時鏡捏捏鼻梁,已經恢復平靜的胃部又開始隱隱不適,“這畫師畫一張海報報價多少?我是說買斷的商單。”
安善文從文件夾里翻找出一張截圖,時鏡忍不住問她,“這個月4號的時候一張海報報價七千八,58萬他到底怎么報出來的?先按《著作權法》一倍以上五倍以下的賠償標準問問他能不能接受,額外的精神損失費之類的都給加上。”
安善文打開計算器,算好數額給時鏡過目后繼續聯系畫師。
那邊還沒回復,時鏡打電話給劉林晚,“來4號辦公室。”
劉林晚還沒來,安善文滿臉猶豫,“時總……”
“有事就直接說。”
“我懷疑,”安善文說話依然不干脆,“我就是額,這個畫師在圈子里很有‘名氣’,圈子里罵戰一定有他,學畫畫的都認識……”
她沒將話說死,但時鏡已經聽出了她言外之意——
劉林晚是故意的!
果然,劉林晚接到電話,不是一個人來的,身后就跟著周誠!
劉林晚當年就是周誠帶進公司的,只是業務能力還行,畫的設計也出過廣受好評的爆款,沒想到居然能做出這種事。

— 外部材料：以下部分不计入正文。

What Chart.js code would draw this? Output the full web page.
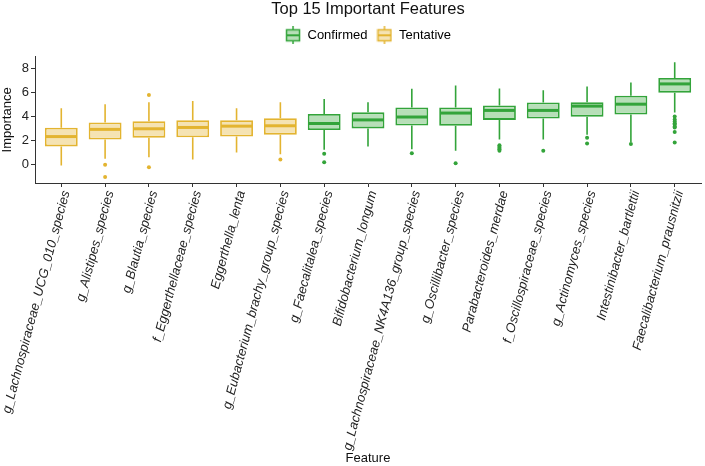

抄襲,對于一個創作者,是最大的罵名,只要傳出去,業內沒有公司會再用他。
劉林晚一臉輕松,“時總找我是有什么吩咐嗎?剛周總還要我給客人畫祖母綠戒指的設計圖,這工期挺趕的……”
時鏡也不起身,腿上用力,將椅子轉向兩人,“你對抄襲海報這件事,有什么想說的嗎?你都不算抄襲,是直接摳圖。”